At the beginning of 2020, Emesent Technical Evangelist, Dr Jeremy Sofonia, was invited by the US Navy to demonstrate Hovermap’s variety of use cases, including generating accurate digital twins of navy vessels.
From an article by Emesent.
The demonstration took place at the USS Midway Museum, a historic naval aircraft carrier transformed into a museum and located in downtown San Diego, California. The museum contains an extensive collection of restored aircraft, and provides a complete cross-section of carrier aviation, all contained on the decks of the Midway.
The Midway was chosen for the demonstration due to its accessibility to the general public, however, Jeremy was given special entry, prior to the museum opening and to areas that are generally restricted.
Using traditional scanning methods, creating a digital twin for vessels like Midway would usually take a week, or more, to capture the data. Hovermap reduces this to just a few hours. Moreover, the versatility of Hovermap deployment options facilitates data capture in challenging areas providing more complete modeling, more efficiently, in such complex environments. Although Jeremy was only there for a short time, it was long enough for his work to be noticed by others.
While conducting the scan, Jeremy was approached by one of the USS Midway Museum curators with an immediate challenge. They needed to know if a recently acquired rare and significant aircraft, the TBD Devastator would fit in a new exhibit space prior to investing time and effort in moving the fragile aircraft .
The TBD Devastator was a torpedo bomber of the US Navy in the 1930s and saw significant combat in the early days of the Pacific Theatre. The aircraft played a key role in the Battle of Midway, a turning point of WWII in the Pacific and the namesake of the aircraft carrier in which it can be viewed today.

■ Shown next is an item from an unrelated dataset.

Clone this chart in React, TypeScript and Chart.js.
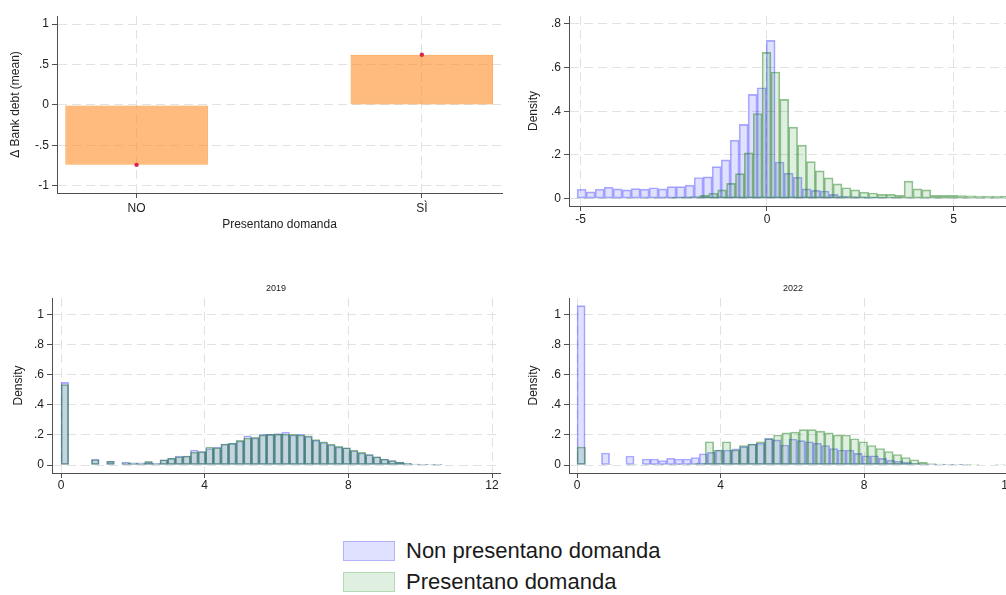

The 1:1 scale replica aircraft was created for use in the ‘Midway’ movie, and Lionsgate donated it to the museum after filming.
To fit the plane in its temporary location, the wingtips had been detached, something that would need to be considered when repositioning the plane in the Battle of Midway exhibit on the hanger deck.
Jeremy utilized Hovermap to scan the entire exterior of the plane, including one of the detached wingtips on the floor, the proposed new exhibit space and path it would take within the hangar deck in less than 20 minutes..
After processing the data, he was able to take the scan of the detached wing tip and virtually place it on each side of the plane to derive a realistic wingspan.
The last part of the process was to virtually move the plane to the new location and to answer the question of “will it fit”? The data showed that the plane could, in fact, fit even with the wings reattached.